By @VagabundoP - 6 months
Highly recommend the core.py podcast if you're interested in the background, there are a few episodes that focus on the GILectomy:

-Episode 2: Removing the GIL[1]

-Episode 12: A Legit Episode[2]

[1]https://www.youtube.com/watch?v=jHOtyx3PSJQ&list=PLShJCpYUN3...

[2]https://www.youtube.com/watch?v=IGYxMsHw9iw&list=PLShJCpYUN3...

By @vldmrs - 6 months
Great news ! It would be interesting to see performance comparison for IO-bound tasks like http requests between single-threaded asyncio code and multi-threaded asyncio
By @pansa2 - 6 months
PEP703 explains that with the GIL removed, operations on lists such as `append` remain thread-safe because of the addition of per-list locks.

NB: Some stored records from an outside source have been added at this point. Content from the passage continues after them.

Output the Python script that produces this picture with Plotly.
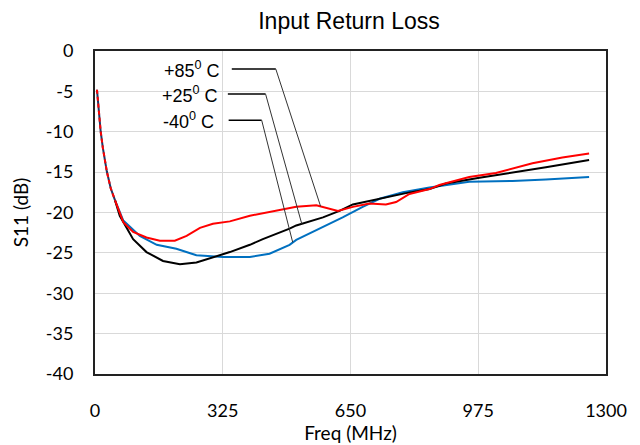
import plotly.graph_objects as go

# Shared low-frequency (dashed) segment
f_low = [5, 10, 14.5, 20, 30, 40, 51]
s11_low = [-4.8, -7.8, -10.0, -12.0, -14.9, -17.0, -18.5]

# +85 C (red)
f_85 = [51, 72, 97, 131, 165, 203, 233, 267, 300, 343, 394, 436, 512, 563, 597, 618,
        656, 698, 740, 766, 800, 851, 876, 952, 1020, 1113, 1189, 1257]
s11_85 = [-18.5, -21.2, -22.4, -23.1, -23.5, -23.5, -22.9, -21.9, -21.4, -21.1, -20.4, -20.0,
          -19.3, -19.1, -19.5, -19.8, -19.3, -18.9, -19.0, -18.7, -17.7, -17.1, -16.6, -15.6,
          -15.1, -13.9, -13.2, -12.7]

# +25 C (black)
f_25 = [51, 63, 97, 131, 173, 216, 258, 326, 343, 394, 427, 495, 512, 580, 622, 656,
        724, 791, 851, 893, 978, 1062, 1147, 1257]
s11_25 = [-18.5, -20.4, -23.3, -24.9, -26.0, -26.4, -26.2, -25.2, -24.9, -24.0, -23.3, -22.0,
          -21.6, -20.6, -19.8, -19.0, -18.3, -17.6, -17.1, -16.4, -15.7, -15.1, -14.4, -13.5]

# -40 C (blue)
f_m40 = [51, 72, 114, 157, 207, 258, 326, 368, 394, 444, 495, 512, 580, 630, 681, 724,
         783, 851, 952, 1062, 1147, 1257]
s11_m40 = [-18.5, -21.0, -22.9, -24.0, -24.5, -25.3, -25.5, -25.5, -25.5, -25.1, -24.0, -23.4,
           -21.8, -20.6, -19.3, -18.3, -17.5, -16.9, -16.2, -16.1, -15.9, -15.6]

x_ticks = [0, 325, 650, 975, 1300]
y_ticks = [0, -5, -10, -15, -20, -25, -30, -35, -40]

labels = ["+85<sup>0</sup> C", "+25<sup>0</sup> C", "-40<sup>0</sup> C"]
label_f = [322, 319, 309]
label_y = [-2.24, -5.34, -8.57]
leader_start = [348, 338, 340]
leader_knee = [460, 434, 424]
leader_end_f = [574, 526, 503]
leader_end_y = [-19.25, -21.4, -23.7]

ARIAL = "Liberation Sans, Arial, sans-serif"
CAL = "Lato, Carlito, Calibri, sans-serif"

# page body has an 8px margin; figure spans 8..640 x 8..445
W, H = 632, 437

fig = go.Figure()
fig.add_trace(go.Scatter(x=f_m40, y=s11_m40, mode="lines",
                         line=dict(color="#0070c0", width=2), name="-40 C"))
fig.add_trace(go.Scatter(x=f_25, y=s11_25, mode="lines",
                         line=dict(color="#000000", width=2), name="+25 C"))
fig.add_trace(go.Scatter(x=f_85, y=s11_85, mode="lines",
                         line=dict(color="#ff0000", width=2), name="+85 C"))
fig.add_trace(go.Scatter(x=f_low, y=s11_low, mode="lines",
                         line=dict(color="#203864", width=2), name="low"))
fig.add_trace(go.Scatter(x=f_low, y=s11_low, mode="lines",
                         line=dict(color="#ff0000", width=2, dash="4px,3px"), name="low85"))

for i in range(3):
    fig.add_shape(type="line", xref="x", yref="y",
                  x0=leader_start[i], x1=leader_knee[i], y0=label_y[i], y1=label_y[i],
                  line=dict(color="black", width=1.5))
    fig.add_shape(type="line", xref="x", yref="y",
                  x0=leader_knee[i], x1=leader_end_f[i], y0=label_y[i], y1=leader_end_y[i],
                  line=dict(color="#333333", width=1))
    fig.add_annotation(x=label_f[i], y=label_y[i], xref="x", yref="y", text=labels[i],
                       showarrow=False, xanchor="right", yanchor="middle",
                       font=dict(family=ARIAL, size=18, color="black"))

fig.update_layout(
    width=W, height=H,
    margin=dict(l=87, r=34, t=43, b=71),
    paper_bgcolor="white", plot_bgcolor="white",
    showlegend=False,
    title=dict(text="Input Return Loss", x=341 / W, xanchor="center", y=1 - 13 / H,
               yanchor="middle", font=dict(family=ARIAL, size=23, color="black")),
    font=dict(family=CAL, color="black"),
)
fig.update_xaxes(range=[0, 1300], tickvals=x_ticks, ticktext=[str(v) for v in x_ticks],
                 showgrid=True, gridcolor="#d9d9d9", gridwidth=1,
                 showline=True, linecolor="#222222", linewidth=2, mirror=True,
                 ticks="", ticklabelstandoff=19, zeroline=False, automargin=False,
                 tickfont=dict(family=CAL, size=18, color="black"),
                 title=dict(text="Freq (MHz)", standoff=6, font=dict(family=CAL, size=19, color="black")))
fig.update_yaxes(range=[-40, 0], tickvals=y_ticks, ticktext=[str(v) for v in y_ticks],
                 showgrid=True, gridcolor="#d9d9d9", gridwidth=1,
                 showline=True, linecolor="#222222", linewidth=2, mirror=True,
                 ticks="", ticklabelstandoff=16, zeroline=False, automargin=False,
                 tickfont=dict(family=CAL, size=18, color="black"),
                 title=dict(text="S11 (dB)", standoff=12, font=dict(family=CAL, size=19, color="black")))

fig.write_html("out.html")
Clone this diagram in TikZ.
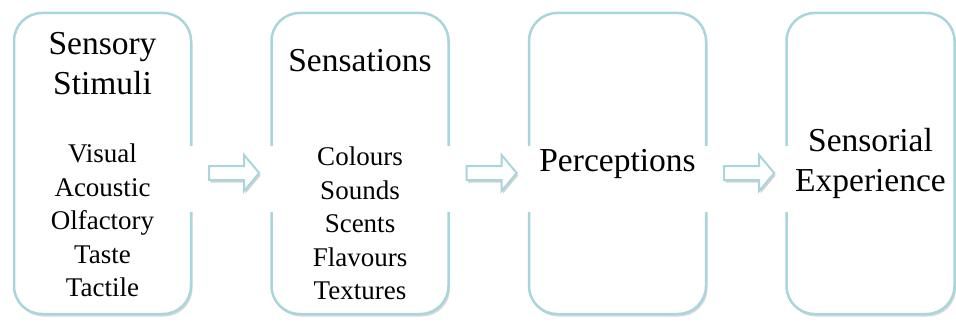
\documentclass[tikz,border=0pt]{standalone}
\usepackage{fontspec}
\setmainfont{Liberation Serif}
\usepackage{tikz}
\usetikzlibrary{shapes,arrows,positioning,calc,shadows}
\usepackage{xcolor}
\definecolor{aqualine}{RGB}{168,214,220}

\begin{document}
\begin{tikzpicture}[
    node distance=78pt,
    box/.style={rectangle, draw=aqualine, line width=2.5pt, rounded corners=28pt, fill=white,
        minimum width=177pt, minimum height=301pt,
        drop shadow={opacity=0.3, shadow xshift=1.5pt, shadow yshift=-2.5pt}},
    title/.style={font=\rmfamily\fontsize{33.5}{40}\selectfont, align=center, anchor=base, inner sep=0pt},
    items/.style={font=\rmfamily\fontsize{27}{33.5}\selectfont, align=center, anchor=base, inner sep=0pt},
    blockarrow/.style={single arrow, draw=aqualine, line width=2pt, fill=white,
        minimum height=50pt, inner sep=6pt, single arrow head extend=11pt,
        single arrow tip angle=100,
        drop shadow={opacity=0.35, shadow xshift=1.5pt, shadow yshift=-2.5pt}},
    gap/.style={fill=white}
]
    \useasboundingbox (0,0) rectangle (956pt,322pt);

    % Boxes
    \node[box] (stimuli) at (102.5pt,158.5pt) {};
    \node[box, right=of stimuli] (sensations) {};
    \node[box, right=of sensations] (perceptions) {};
    \node[box, right=of perceptions, minimum width=168pt] (experience) {};

    % White strips behind the arrows
    \fill[gap] ([xshift=-3pt,yshift=-48.5pt]stimuli.east) rectangle ([xshift=3pt,yshift=17.5pt]sensations.west);
    \fill[gap] ([xshift=-3pt,yshift=-48.5pt]sensations.east) rectangle ([xshift=3pt,yshift=17.5pt]perceptions.west);
    \fill[gap] ([xshift=-3pt,yshift=-48.5pt]perceptions.east) rectangle ([xshift=3pt,yshift=17.5pt]experience.west);

    % Texts (base = last line)
    \node[title] (stimulitxt) at ([yshift=-83pt]stimuli.north) {Sensory\\Stimuli};
    \node[items] (stimulilist) at ([yshift=-285pt]stimuli.north) {Visual\\Acoustic\\Olfactory\\Taste\\Tactile};

    \node[title] (sensationstxt) at ([yshift=-60pt]sensations.north) {Sensations};
    \node[items] (sensationslist) at ([yshift=-288pt]sensations.north) {Colours\\Sounds\\Scents\\Flavours\\Textures};

    \node[title] (perceptionstxt) at ([yshift=-160pt]perceptions.north) {Perceptions};

    \node[title] (experiencetxt) at ([yshift=-180pt]experience.north) {Sensorial\\Experience};

    % Arrows
    \node[blockarrow] (arrowA) at ($(stimuli.east)!0.5!(sensations.west)+(0,-9.5pt)$) {};
    \node[blockarrow] (arrowB) at ($(sensations.east)!0.5!(perceptions.west)+(0,-9.5pt)$) {};
    \node[blockarrow] (arrowC) at ($(perceptions.east)!0.5!(experience.west)+(0,-9.5pt)$) {};
\end{tikzpicture}
\end{document}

What about simple operations like incrementing an integer? IIRC this is currently thread-safe because the GIL guarantees each bytecode instruction is executed atomically.

By @gnatolf - 6 months
Good to hear. The authors are touching on the journey it is to make Cython continue to work. I wonder how hard it'll be to continue to provide bdist packages, or within what timeframe, if at all, Cython can transparently ensure correctness for a no-gil build. Anyone got any insights?
By @codethief - 6 months
Yesterday someone presented preliminary benchmarks here at EuroPython 2024, comparing no-GIL to sub-interpreters and to multiprocessing. Upshot: This gon' be good!
By @earthnail - 6 months
Oh how much this would simplify torch.DataLoader (and its equivalents)…

Really excited about this.

By @throwaway5752 - 6 months
GVR, you are sorely missed, though I hope you are enjoying life.
By @nas - 6 months
Very encouraging news!
By @OutOfHere - 6 months
It has been ready for a few months now, at least since 3.13.0 beta 1 which released on 2024-05-08, although alpha versions had it working too. I don't know why this is news now.

With it, the single-threaded case is slower.

By @anacrolix - 6 months
Was ready for this 15 years ago when I loved Python and regularly contributed. At the time, nobody wanted to do it and I got bored and went to Go.